In the listing below, find every line containing "Output" and copy it out.

++++++

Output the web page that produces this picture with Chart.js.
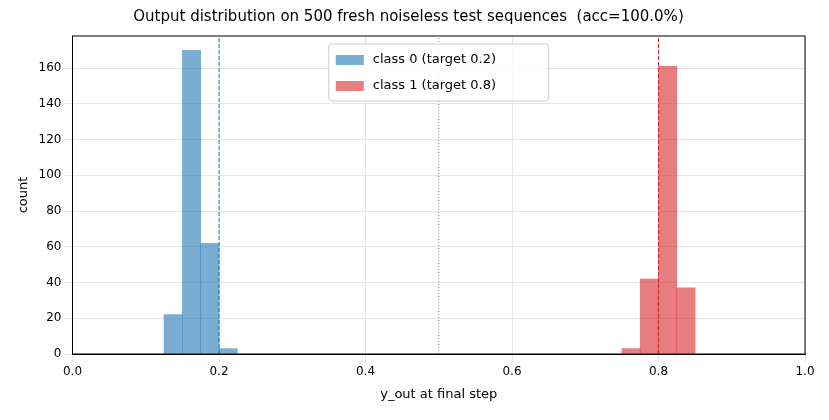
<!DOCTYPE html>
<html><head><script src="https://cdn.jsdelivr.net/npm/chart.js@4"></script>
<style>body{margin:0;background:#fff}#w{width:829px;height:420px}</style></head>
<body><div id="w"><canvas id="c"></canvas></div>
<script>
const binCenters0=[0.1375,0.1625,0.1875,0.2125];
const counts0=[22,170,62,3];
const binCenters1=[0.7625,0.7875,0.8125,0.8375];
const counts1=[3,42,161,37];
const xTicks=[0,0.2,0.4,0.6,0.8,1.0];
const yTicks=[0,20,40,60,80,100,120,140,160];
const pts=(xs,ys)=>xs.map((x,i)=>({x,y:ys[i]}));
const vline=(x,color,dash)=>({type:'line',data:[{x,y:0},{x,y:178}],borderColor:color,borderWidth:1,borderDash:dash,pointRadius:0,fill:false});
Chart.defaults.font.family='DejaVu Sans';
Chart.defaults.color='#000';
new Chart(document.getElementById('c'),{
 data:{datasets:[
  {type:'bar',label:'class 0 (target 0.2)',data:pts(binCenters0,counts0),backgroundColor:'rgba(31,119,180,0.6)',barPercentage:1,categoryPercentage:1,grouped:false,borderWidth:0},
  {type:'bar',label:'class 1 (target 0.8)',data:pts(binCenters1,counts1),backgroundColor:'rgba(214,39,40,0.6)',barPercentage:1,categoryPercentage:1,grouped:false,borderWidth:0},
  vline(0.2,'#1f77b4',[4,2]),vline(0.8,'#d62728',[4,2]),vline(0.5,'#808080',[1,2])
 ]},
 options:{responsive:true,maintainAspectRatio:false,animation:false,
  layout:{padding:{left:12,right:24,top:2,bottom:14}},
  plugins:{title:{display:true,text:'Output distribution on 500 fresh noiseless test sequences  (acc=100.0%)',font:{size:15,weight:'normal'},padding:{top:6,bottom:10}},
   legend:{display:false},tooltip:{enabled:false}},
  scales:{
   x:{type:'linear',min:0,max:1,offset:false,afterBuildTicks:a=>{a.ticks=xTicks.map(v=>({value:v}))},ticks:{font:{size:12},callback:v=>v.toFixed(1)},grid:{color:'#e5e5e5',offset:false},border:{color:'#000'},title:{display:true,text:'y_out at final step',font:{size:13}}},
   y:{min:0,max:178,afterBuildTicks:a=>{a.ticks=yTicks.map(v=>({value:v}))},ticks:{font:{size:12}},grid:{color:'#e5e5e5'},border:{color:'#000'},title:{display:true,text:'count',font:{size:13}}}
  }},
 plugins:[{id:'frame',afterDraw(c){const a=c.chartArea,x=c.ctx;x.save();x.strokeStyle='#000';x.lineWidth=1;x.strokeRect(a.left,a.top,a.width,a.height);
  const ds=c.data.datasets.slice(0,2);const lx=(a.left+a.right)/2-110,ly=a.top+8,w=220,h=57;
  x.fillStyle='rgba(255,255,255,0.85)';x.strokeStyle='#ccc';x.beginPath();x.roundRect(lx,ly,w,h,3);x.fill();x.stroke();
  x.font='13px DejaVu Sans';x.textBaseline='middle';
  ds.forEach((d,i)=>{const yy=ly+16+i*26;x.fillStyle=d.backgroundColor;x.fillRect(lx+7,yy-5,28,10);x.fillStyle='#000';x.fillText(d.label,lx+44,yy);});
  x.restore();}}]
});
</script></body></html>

++++++

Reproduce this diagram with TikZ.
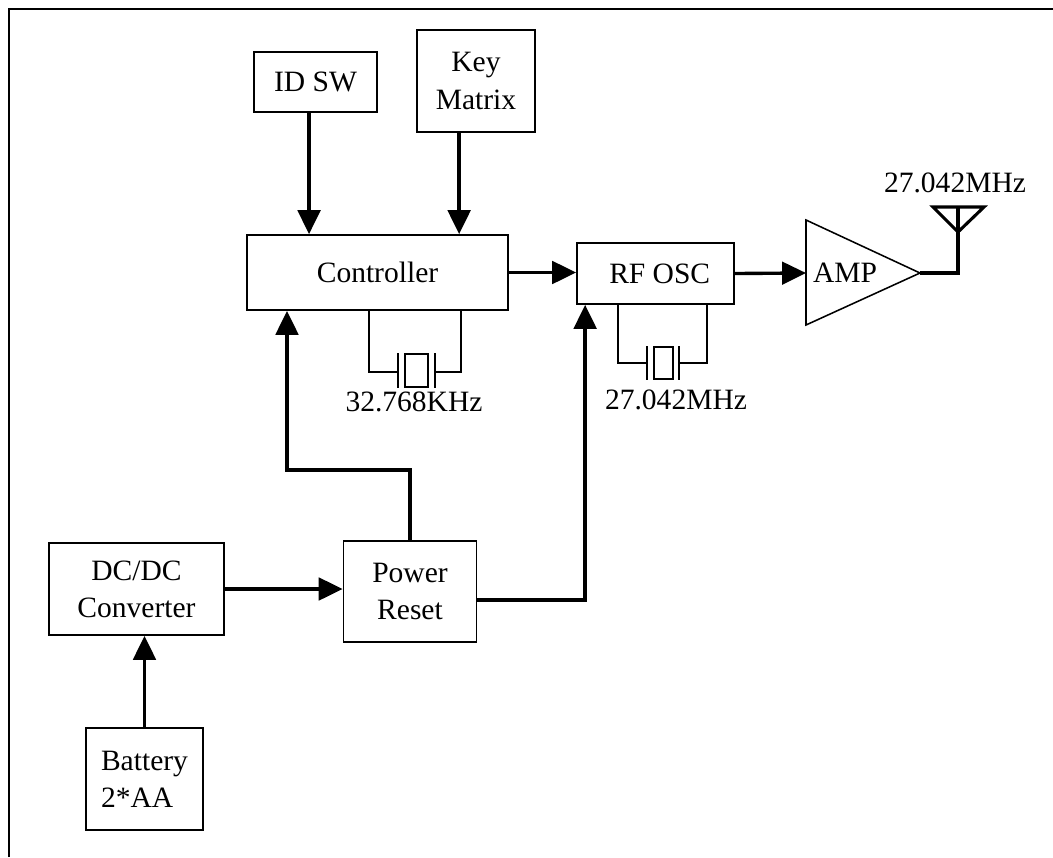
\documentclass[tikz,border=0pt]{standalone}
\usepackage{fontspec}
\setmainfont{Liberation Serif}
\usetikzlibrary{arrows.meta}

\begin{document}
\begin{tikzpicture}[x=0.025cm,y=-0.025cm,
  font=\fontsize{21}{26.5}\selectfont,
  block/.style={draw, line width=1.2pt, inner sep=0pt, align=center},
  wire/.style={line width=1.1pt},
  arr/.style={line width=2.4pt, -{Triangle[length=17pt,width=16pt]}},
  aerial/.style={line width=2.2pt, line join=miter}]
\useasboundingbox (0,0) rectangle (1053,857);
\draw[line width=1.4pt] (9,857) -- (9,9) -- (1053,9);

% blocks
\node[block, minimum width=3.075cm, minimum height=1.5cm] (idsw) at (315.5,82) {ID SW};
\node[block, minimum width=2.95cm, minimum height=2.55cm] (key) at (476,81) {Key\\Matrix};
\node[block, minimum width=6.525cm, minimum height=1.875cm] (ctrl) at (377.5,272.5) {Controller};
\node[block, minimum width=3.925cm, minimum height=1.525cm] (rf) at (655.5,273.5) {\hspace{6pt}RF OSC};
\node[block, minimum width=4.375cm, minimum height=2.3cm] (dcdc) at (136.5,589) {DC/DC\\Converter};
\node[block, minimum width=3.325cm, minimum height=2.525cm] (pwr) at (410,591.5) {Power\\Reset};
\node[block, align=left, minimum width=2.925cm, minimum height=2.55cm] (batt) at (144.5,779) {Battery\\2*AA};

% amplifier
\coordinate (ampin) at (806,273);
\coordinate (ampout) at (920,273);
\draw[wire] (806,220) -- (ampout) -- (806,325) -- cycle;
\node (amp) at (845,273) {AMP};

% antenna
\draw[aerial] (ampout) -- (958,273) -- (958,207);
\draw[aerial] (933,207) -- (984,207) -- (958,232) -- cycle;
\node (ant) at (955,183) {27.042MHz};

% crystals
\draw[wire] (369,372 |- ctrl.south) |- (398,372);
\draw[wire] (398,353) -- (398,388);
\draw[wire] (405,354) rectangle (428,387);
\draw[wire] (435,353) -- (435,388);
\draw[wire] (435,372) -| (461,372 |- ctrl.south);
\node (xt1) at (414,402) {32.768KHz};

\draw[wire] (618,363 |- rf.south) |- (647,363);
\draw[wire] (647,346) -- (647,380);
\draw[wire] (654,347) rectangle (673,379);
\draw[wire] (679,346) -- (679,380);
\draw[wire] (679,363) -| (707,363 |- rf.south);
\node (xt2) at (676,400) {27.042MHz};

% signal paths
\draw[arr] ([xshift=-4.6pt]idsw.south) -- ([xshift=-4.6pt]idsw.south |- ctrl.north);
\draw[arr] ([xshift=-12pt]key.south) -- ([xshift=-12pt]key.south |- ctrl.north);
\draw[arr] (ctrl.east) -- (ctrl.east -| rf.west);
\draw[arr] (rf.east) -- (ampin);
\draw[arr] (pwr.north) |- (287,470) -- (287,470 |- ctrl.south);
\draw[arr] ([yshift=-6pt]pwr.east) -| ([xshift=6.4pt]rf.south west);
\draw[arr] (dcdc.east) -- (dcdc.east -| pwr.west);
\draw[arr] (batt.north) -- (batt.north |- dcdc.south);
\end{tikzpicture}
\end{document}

++++++

SOLUTION TO THIS TASK:
Output the web page that produces this picture with Chart.js.
  plugins:{title:{display:true,text:'Output distribution on 500 fresh noiseless test sequences  (acc=100.0%)',font:{size:15,weight:'normal'},padding:{top:6,bottom:10}},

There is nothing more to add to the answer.